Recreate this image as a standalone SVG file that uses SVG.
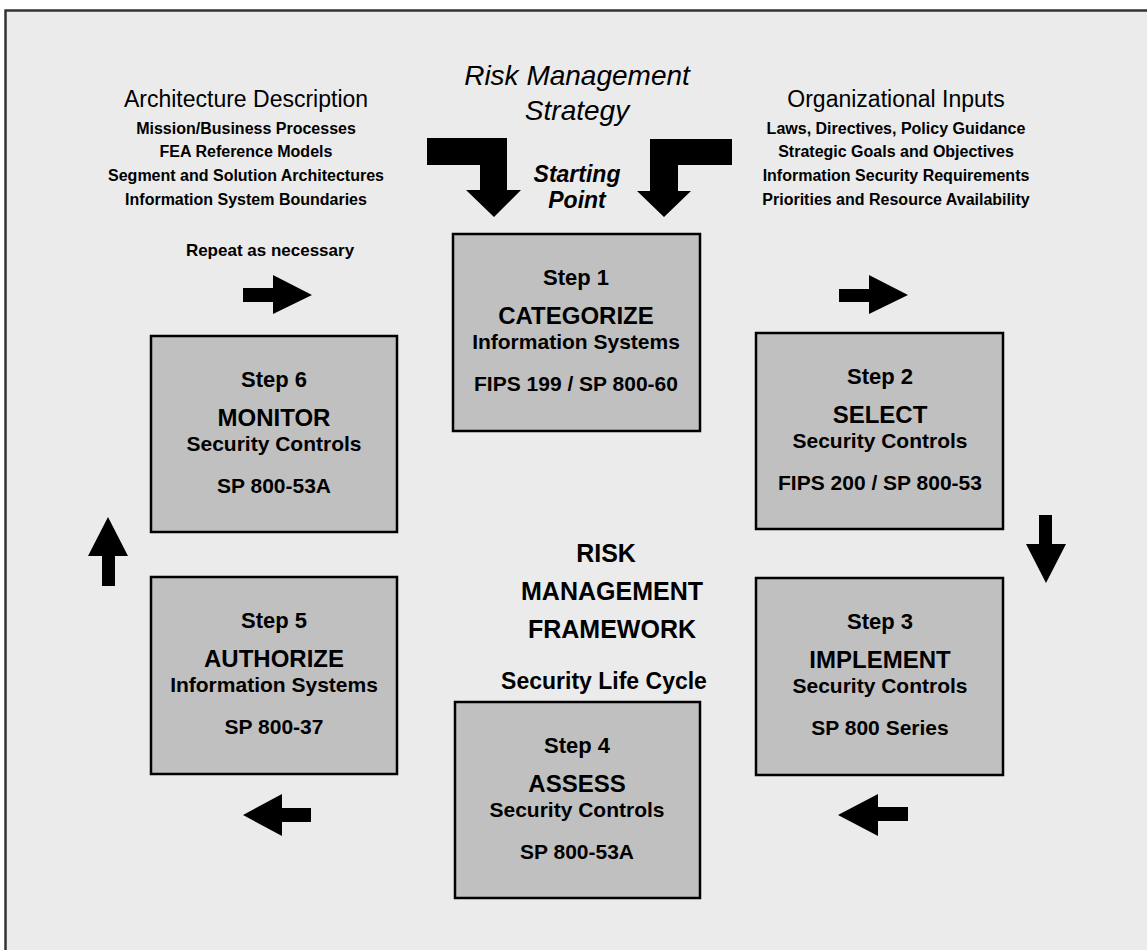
<svg xmlns="http://www.w3.org/2000/svg" width="1147" height="950" viewBox="0 0 1147 950">
<style>
.t{font-family:"Liberation Sans",Arial,sans-serif;fill:#000;text-anchor:middle}
.b{font-weight:bold}
.box{fill:#c0c0c0;stroke:#000;stroke-width:2.5}
.arr{fill:#000}
.s{font-size:22px;font-weight:bold}
.h{font-size:24px;font-weight:bold}
.m{font-size:21px;font-weight:bold}
.sm{font-size:16px;font-weight:bold}
</style>
<rect x="0" y="0" width="1147" height="950" fill="#ffffff"/>
<rect x="5.5" y="10.5" width="1160" height="960" fill="#ebebeb" stroke="#333" stroke-width="2.5"/>

<g id="header">
<text class="t" x="577" y="85" font-size="28" font-style="italic">Risk Management</text>
<text class="t" x="577" y="120" font-size="28" font-style="italic">Strategy</text>
<text class="t b" x="577" y="182" font-size="23" font-style="italic">Starting</text>
<text class="t b" x="577" y="208" font-size="23" font-style="italic">Point</text>
</g>

<g id="arch">
<text class="t" x="246" y="107" font-size="23">Architecture Description</text>
<text class="t sm" x="246" y="134">Mission/Business Processes</text>
<text class="t sm" x="246" y="157">FEA Reference Models</text>
<text class="t sm" x="246" y="181">Segment and Solution Architectures</text>
<text class="t sm" x="246" y="205">Information System Boundaries</text>
<text class="t b" x="270" y="256" font-size="17">Repeat as necessary</text>
</g>

<g id="org">
<text class="t" x="896" y="107" font-size="23">Organizational Inputs</text>
<text class="t sm" x="896" y="134">Laws, Directives, Policy Guidance</text>
<text class="t sm" x="896" y="157">Strategic Goals and Objectives</text>
<text class="t sm" x="896" y="181">Information Security Requirements</text>
<text class="t sm" x="896" y="205">Priorities and Resource Availability</text>
</g>

<g id="center">
<text class="t b" x="606" y="562" font-size="25">RISK</text>
<text class="t b" x="612" y="600" font-size="25">MANAGEMENT</text>
<text class="t b" x="612" y="638" font-size="25">FRAMEWORK</text>
<text class="t b" x="604" y="689" font-size="23">Security Life Cycle</text>
</g>

<g id="step1">
<rect class="box" x="453" y="234" width="247" height="197"/>
<text class="t s" x="576" y="285">Step 1</text>
<text class="t h" x="576" y="324">CATEGORIZE</text>
<text class="t m" x="576" y="349">Information Systems</text>
<text class="t m" x="576" y="391">FIPS 199 / SP 800-60</text>
</g>

<g id="step2">
<rect class="box" x="756" y="333" width="247" height="196"/>
<text class="t s" x="880" y="384">Step 2</text>
<text class="t h" x="880" y="423">SELECT</text>
<text class="t m" x="880" y="448">Security Controls</text>
<text class="t m" x="880" y="490">FIPS 200 / SP 800-53</text>
</g>

<g id="step3">
<rect class="box" x="756" y="578" width="247" height="197"/>
<text class="t s" x="880" y="629">Step 3</text>
<text class="t h" x="880" y="668">IMPLEMENT</text>
<text class="t m" x="880" y="693">Security Controls</text>
<text class="t m" x="880" y="735">SP 800 Series</text>
</g>

<g id="step4">
<rect class="box" x="455" y="702" width="245" height="196"/>
<text class="t s" x="577" y="753">Step 4</text>
<text class="t h" x="577" y="792">ASSESS</text>
<text class="t m" x="577" y="817">Security Controls</text>
<text class="t m" x="577" y="859">SP 800-53A</text>
</g>

<g id="step5">
<rect class="box" x="151" y="577" width="246" height="197"/>
<text class="t s" x="274" y="628">Step 5</text>
<text class="t h" x="274" y="667">AUTHORIZE</text>
<text class="t m" x="274" y="692">Information Systems</text>
<text class="t m" x="274" y="734">SP 800-37</text>
</g>

<g id="step6">
<rect class="box" x="151" y="336" width="246" height="196"/>
<text class="t s" x="274" y="387">Step 6</text>
<text class="t h" x="274" y="426">MONITOR</text>
<text class="t m" x="274" y="451">Security Controls</text>
<text class="t m" x="274" y="493">SP 800-53A</text>
</g>

<g id="connectors">
<polygon class="arr" points="427,138 507,138 507,190 521,190 494,217 466,190 480,190 480,165 427,165"/>
<polygon class="arr" points="732,139 650,139 650,191 637,191 664,217 691,191 678,191 678,165 732,165"/>
<polygon class="arr" points="243,288 273,288 273,275 312,295 273,314 273,302 243,302"/>
<polygon class="arr" points="839,289 869,289 869,275 908,295 869,314 869,302 839,302"/>
<polygon class="arr" points="1039,515 1052,515 1052,544 1066,544 1046,583 1026,544 1039,544"/>
<polygon class="arr" points="908,807 878,807 878,794 838,815 878,836 878,821 908,821"/>
<polygon class="arr" points="311,808 282,808 282,794 243,815 282,836 282,822 311,822"/>
<polygon class="arr" points="102,586 115,586 115,556 128,556 108,517 88,556 102,556"/>
</g>
</svg>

Task to carry out: Transcribe the listing in full. Omit the pictures and keep every line exact.

Solution for this exercise:
Recreate this image as a standalone SVG file that uses SVG.
<svg xmlns="http://www.w3.org/2000/svg" width="1147" height="950" viewBox="0 0 1147 950">
<style>
.t{font-family:"Liberation Sans",Arial,sans-serif;fill:#000;text-anchor:middle}
.b{font-weight:bold}
.box{fill:#c0c0c0;stroke:#000;stroke-width:2.5}
.arr{fill:#000}
.s{font-size:22px;font-weight:bold}
.h{font-size:24px;font-weight:bold}
.m{font-size:21px;font-weight:bold}
.sm{font-size:16px;font-weight:bold}
</style>
<rect x="0" y="0" width="1147" height="950" fill="#ffffff"/>
<rect x="5.5" y="10.5" width="1160" height="960" fill="#ebebeb" stroke="#333" stroke-width="2.5"/>

<g id="header">
<text class="t" x="577" y="85" font-size="28" font-style="italic">Risk Management</text>
<text class="t" x="577" y="120" font-size="28" font-style="italic">Strategy</text>
<text class="t b" x="577" y="182" font-size="23" font-style="italic">Starting</text>
<text class="t b" x="577" y="208" font-size="23" font-style="italic">Point</text>
</g>

<g id="arch">
<text class="t" x="246" y="107" font-size="23">Architecture Description</text>
<text class="t sm" x="246" y="134">Mission/Business Processes</text>
<text class="t sm" x="246" y="157">FEA Reference Models</text>
<text class="t sm" x="246" y="181">Segment and Solution Architectures</text>
<text class="t sm" x="246" y="205">Information System Boundaries</text>
<text class="t b" x="270" y="256" font-size="17">Repeat as necessary</text>
</g>

<g id="org">
<text class="t" x="896" y="107" font-size="23">Organizational Inputs</text>
<text class="t sm" x="896" y="134">Laws, Directives, Policy Guidance</text>
<text class="t sm" x="896" y="157">Strategic Goals and Objectives</text>
<text class="t sm" x="896" y="181">Information Security Requirements</text>
<text class="t sm" x="896" y="205">Priorities and Resource Availability</text>
</g>

<g id="center">
<text class="t b" x="606" y="562" font-size="25">RISK</text>
<text class="t b" x="612" y="600" font-size="25">MANAGEMENT</text>
<text class="t b" x="612" y="638" font-size="25">FRAMEWORK</text>
<text class="t b" x="604" y="689" font-size="23">Security Life Cycle</text>
</g>

<g id="step1">
<rect class="box" x="453" y="234" width="247" height="197"/>
<text class="t s" x="576" y="285">Step 1</text>
<text class="t h" x="576" y="324">CATEGORIZE</text>
<text class="t m" x="576" y="349">Information Systems</text>
<text class="t m" x="576" y="391">FIPS 199 / SP 800-60</text>
</g>

<g id="step2">
<rect class="box" x="756" y="333" width="247" height="196"/>
<text class="t s" x="880" y="384">Step 2</text>
<text class="t h" x="880" y="423">SELECT</text>
<text class="t m" x="880" y="448">Security Controls</text>
<text class="t m" x="880" y="490">FIPS 200 / SP 800-53</text>
</g>

<g id="step3">
<rect class="box" x="756" y="578" width="247" height="197"/>
<text class="t s" x="880" y="629">Step 3</text>
<text class="t h" x="880" y="668">IMPLEMENT</text>
<text class="t m" x="880" y="693">Security Controls</text>
<text class="t m" x="880" y="735">SP 800 Series</text>
</g>

<g id="step4">
<rect class="box" x="455" y="702" width="245" height="196"/>
<text class="t s" x="577" y="753">Step 4</text>
<text class="t h" x="577" y="792">ASSESS</text>
<text class="t m" x="577" y="817">Security Controls</text>
<text class="t m" x="577" y="859">SP 800-53A</text>
</g>

<g id="step5">
<rect class="box" x="151" y="577" width="246" height="197"/>
<text class="t s" x="274" y="628">Step 5</text>
<text class="t h" x="274" y="667">AUTHORIZE</text>
<text class="t m" x="274" y="692">Information Systems</text>
<text class="t m" x="274" y="734">SP 800-37</text>
</g>

<g id="step6">
<rect class="box" x="151" y="336" width="246" height="196"/>
<text class="t s" x="274" y="387">Step 6</text>
<text class="t h" x="274" y="426">MONITOR</text>
<text class="t m" x="274" y="451">Security Controls</text>
<text class="t m" x="274" y="493">SP 800-53A</text>
</g>

<g id="connectors">
<polygon class="arr" points="427,138 507,138 507,190 521,190 494,217 466,190 480,190 480,165 427,165"/>
<polygon class="arr" points="732,139 650,139 650,191 637,191 664,217 691,191 678,191 678,165 732,165"/>
<polygon class="arr" points="243,288 273,288 273,275 312,295 273,314 273,302 243,302"/>
<polygon class="arr" points="839,289 869,289 869,275 908,295 869,314 869,302 839,302"/>
<polygon class="arr" points="1039,515 1052,515 1052,544 1066,544 1046,583 1026,544 1039,544"/>
<polygon class="arr" points="908,807 878,807 878,794 838,815 878,836 878,821 908,821"/>
<polygon class="arr" points="311,808 282,808 282,794 243,815 282,836 282,822 311,822"/>
<polygon class="arr" points="102,586 115,586 115,556 128,556 108,517 88,556 102,556"/>
</g>
</svg>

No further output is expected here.